The Nonprofit Quarterly has discussed the drop in state funding of public colleges and universities in many recent stories. Specifically, the 25 percent drop between 2008 and 2013 led to public university students paying 28 percent more in tuition. With the recession clearing, many state budgets remain in the red. Legislators are unable to renew funding, leading to some states and colleges finding new sources for money. Washington State is one of them.
In the state of Washington, public spending per-pupil is currently 28 percent below pre-recession levels, instigating tuition rate increases of up to 58 percent even after adjusting for inflation. But thanks to a new deal with the state’s largest employer, Microsoft, tuition will decrease by fifteen to twenty percent at public four-year colleges and by five percent at public community colleges and state funding will increase by $200 million. Specifically, the source of 30 percent of this new revenue, or 57 million over the next two years, will be generated by a new sales tax on some of Microsoft’s equipment purchases.
Microsoft started the conversation in March. At that time, its general counsel, Brad Smith, was quoted by the Seattle Times saying that the company would be “comfortable” paying higher taxes, particularly if they benefited civic causes.
Overall spending for higher education has remained critically low in a majority of states, often due to large state budget deficits. Only ten states have increased tuition funding since the end of the recession. The largest increase was in the state of New Hampshire, where per-pupil state funding increased by 28.5 percent. In thirty other states, public funding plummeted. The largest drop was in Arizona, and it led to an increase in tuition of over 83 percent and a decrease in the educational opportunities offered students.

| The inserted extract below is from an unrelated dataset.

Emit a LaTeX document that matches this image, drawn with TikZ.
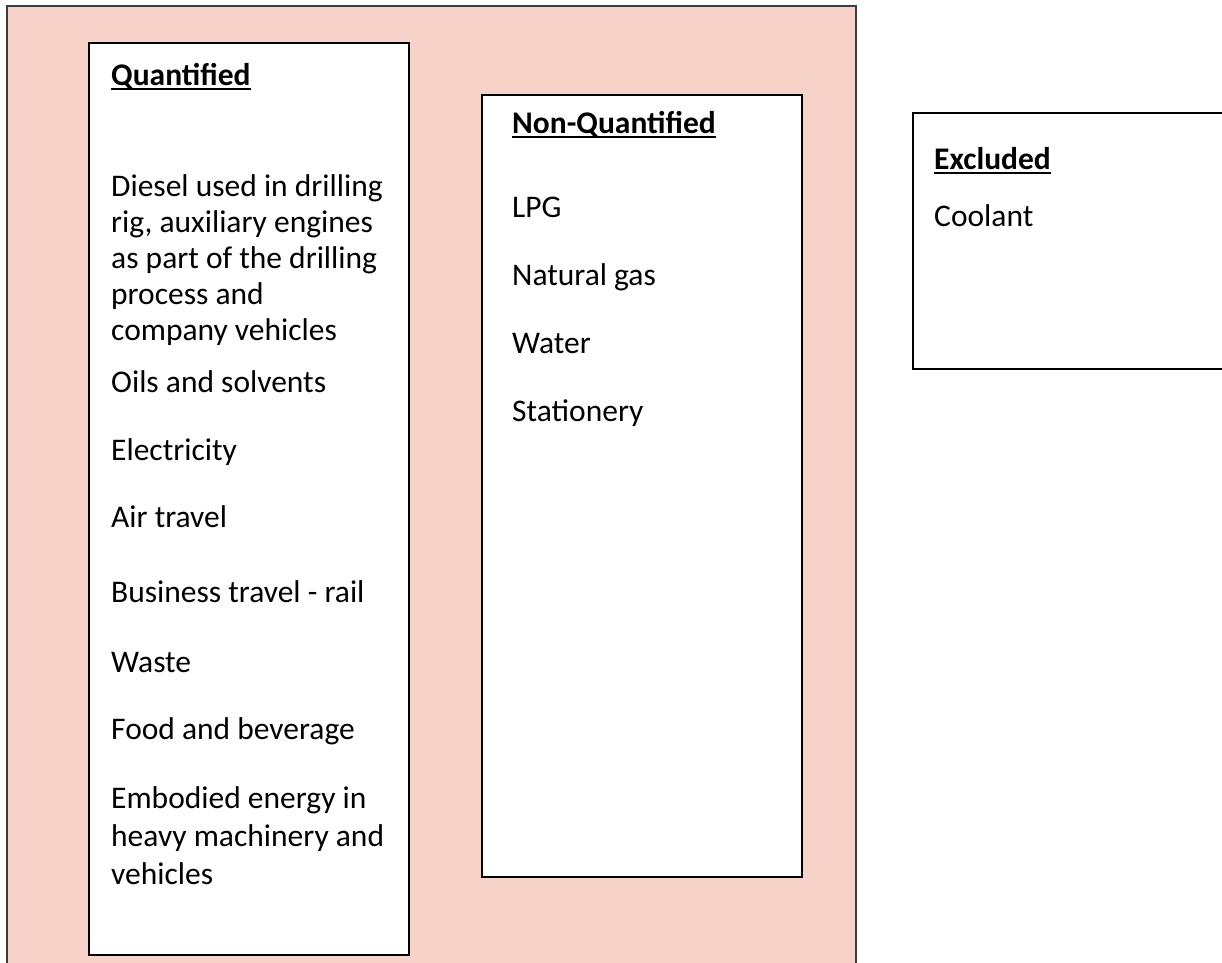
\documentclass[tikz,border=0pt]{standalone}
\usepackage{fontspec}
\setmainfont{Carlito}
\definecolor{panelpink}{RGB}{246,210,200}
\definecolor{panelline}{RGB}{60,60,60}
\newsavebox{\hdbox}
\newcommand{\headul}[1]{\sbox{\hdbox}{\bfseries #1}\rlap{\rule[-4.5pt]{\wd\hdbox}{2pt}}\usebox{\hdbox}}
\tikzset{
  panel/.style={draw=panelline, line width=1.6pt, fill=panelpink},
  listbox/.style={draw=black, line width=1.6pt, fill=white},
  item/.style={anchor=base west, inner sep=0pt, font=\fontsize{31.5}{36}\selectfont},
  para/.style={item, text width=290pt, align=flush left},
}
\begin{document}
\begin{tikzpicture}[x=1pt,y=-1pt]
\useasboundingbox (0,0) rectangle (1222,962);
\clip (0,0) rectangle (1222,962);
\fill[white] (0,0) rectangle (1222,962);

% outer shaded panel (runs past the lower edge)
\draw[panel] (7,6) rectangle (856,1000);

% list boxes
\draw[listbox] (89,43) rectangle (409,955);
\draw[listbox] (482,95) rectangle (802,877);
\draw[listbox] (913,113) rectangle (1240,369);

% Quantified column
\node[item] (q0) at (111,85) {\headul{Quantified}};
\node[para] (q1) at (111,196) {Diesel used in drilling\\ rig, auxiliary engines\\ as part of the drilling\\ process and\\ company vehicles};
\node[item] (q2) at (111,392) {Oils and solvents};
\node[item] (q3) at (111,460) {Electricity};
\node[item] (q4) at (111,527) {Air travel};
\node[item] (q5) at (111,602) {Business travel - rail};
\node[item] (q6) at (111,672) {Waste};
\node[item] (q7) at (111,739) {Food and beverage};
\node[para, font=\fontsize{31.5}{38}\selectfont] (q8) at (111,808) {Embodied energy in\\ heavy machinery and\\ vehicles};

% Non-Quantified column
\node[item] (n0) at (512,133) {\headul{Non-Quantified}};
\node[item] (n1) at (512,217) {LPG};
\node[item] (n2) at (512,285) {Natural gas};
\node[item] (n3) at (512,353) {Water};
\node[item] (n4) at (512,421) {Stationery};

% Excluded column
\node[item] (e0) at (934,169) {\headul{Excluded}};
\node[item] (e1) at (934,226) {Coolant};
\end{tikzpicture}
\end{document}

Without these essential state funds, colleges and universities are raising tuition and fees at an alarming rate. Sometimes students, caught by surprise by the fees, argue these increases represent a change of institutional behavior. Students and other nonprofits in a number of locales are advocating for colleges and universities to be held accountable to their students and the general communities where they are located.
The Roosevelt Institute’s Rethinking Communities Initiative is partnering with college students at several institutions to advance policies and models promoting economic progress throughout the community. The movement believes university systems are an anchor for and have a mission to strengthen the community. Students explore sources of inequality and develop strategies and coalitions to advance policies leading to greater growth and prosperity. They also work together to hold higher educational institutions accountable to the communities they are located in.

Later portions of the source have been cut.